Gold steadies below 2-month high as global shares inched lower
Spot gold was up 0.1 percent at $1,315.95 an ounce by 1424 GMT
Gold steadied below a two-month high on Monday as global shares inched lower and the Iraq crisis intensified, supporting the metal's appeal as a hedge against risk.
Sunni tribes took control of a border crossing between Iraq and Jordan late on Sunday after Iraq's army pulled out of the area following a clash with rebels, Iraqi and Jordanian intelligence sources said.
Spot gold was up 0.1 percent at $1,315.95 an ounce by 1424 GMT. The metal posted its biggest weekly gain in three months last week to a two-month high of $1,321.90 in the previous session.
U.S. gold futures for August delivery were flat at $1,316.40 an ounce.
“Gold's rally to 2-month highs is overdone... but people are not really taking profits because of the uncertainty surrounding the situation in Iraq,” VTB Capital analyst Andrey Kryuchenkov said. “It's general risk aversion that is helping the metal.”
Gold was supported above $1,300 an ounce by weaker global stocks after euro zone business activity data showed growth slowing, while the dollar remained under pressure against a basket of currencies despite U.S. data showing stronger-than-expected existing home sales for May.
“In stock markets, we had a new record high last week but we are seeing a bit of a wobble today ...and any further weakness could lend further support but not enough to justify another rally,” Saxo Bank senior manager Ole Hansen said.
Investors tend to seek refuge into safe havens like gold from riskier assets in times of geopolitical or financial troubles, while a weaker dollar makes the dollar-denominated metal less expensive for foreign investors.

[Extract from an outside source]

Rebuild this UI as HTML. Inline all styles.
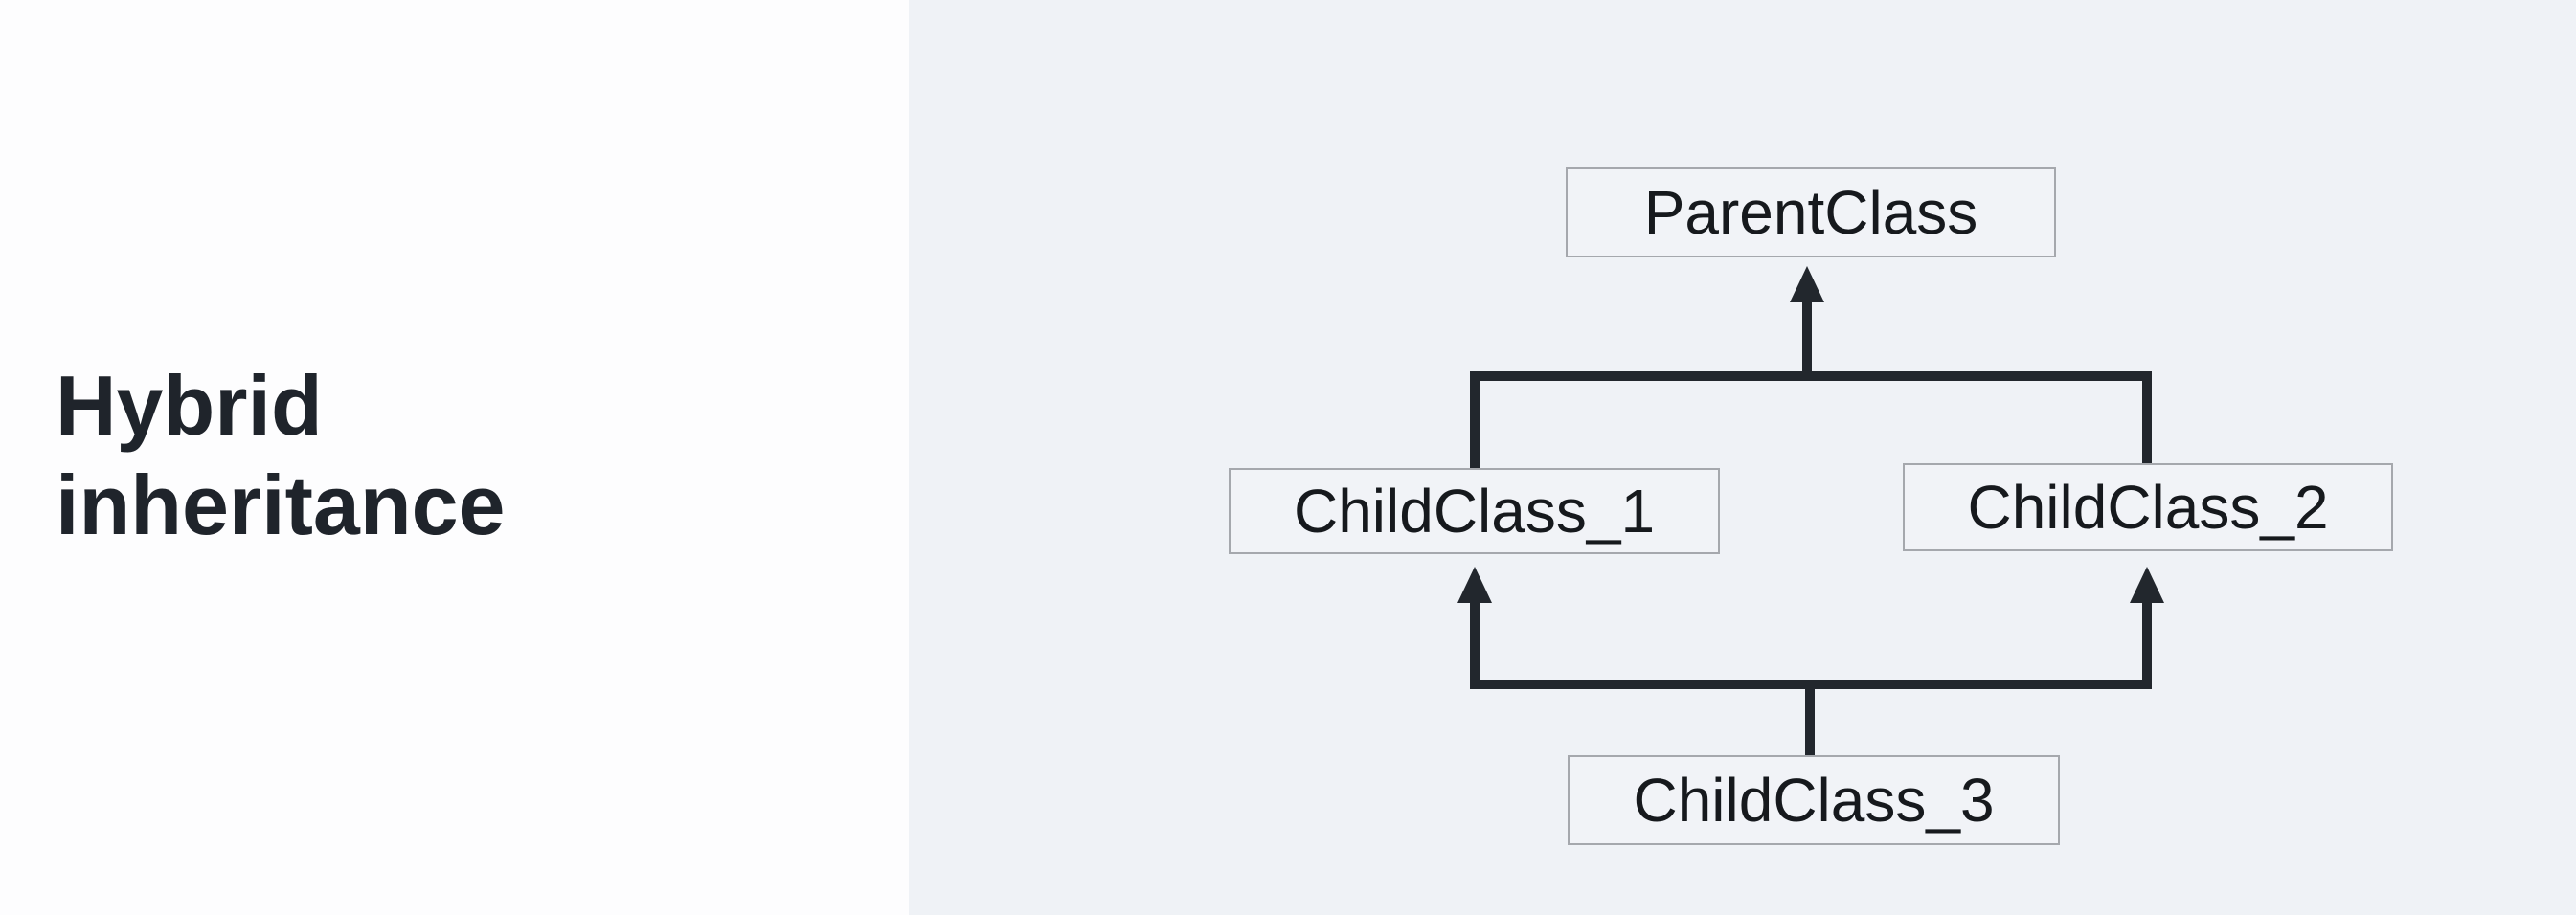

Hedge funds and money managers increased their bullish bets in gold futures and options in the week to June 17 as bullion prices climbed, according to data from the Commodity Futures Trading Commission on Friday.
With the higher prices, physical demand from top consumers China and India has been slow to pick up.
Traders said physical demand across Asia has been subdued as many expect gold prices to fall further.
Demand is also being hurt by large purchases last year, when gold prices fell 28 percent, and earlier this year.
“There is underlying support from the geopolitical tensions in the Middle East, but with Wall Street near record highs, risk appetite looks strong and that is hurting gold,” said a precious metals trader in Hong Kong.
“Without strong demand either from the physical markets or from exchange-traded funds, the gold rally is not going to last.”
Platinum, palladium fall
Platinum and palladium dropped by around one percent to session lows after South Africa's striking AMCU mining union on Monday met its members to discuss the latest offer from Anglo American Platinum, Impala Platinum and Lonmin aimed at ending the country's longest and costliest strike.
Lonmin said it expects to receive feedback from the union after the meeting is concluded.
Platinum fell 1 percent to $1,442.40 an ounce, while palladium dropped 0.6 percent to $812.00 an ounce.
Silver was unchanged at $20.85 an ounce after jumping 6.3 percent last week, its biggest gain since February.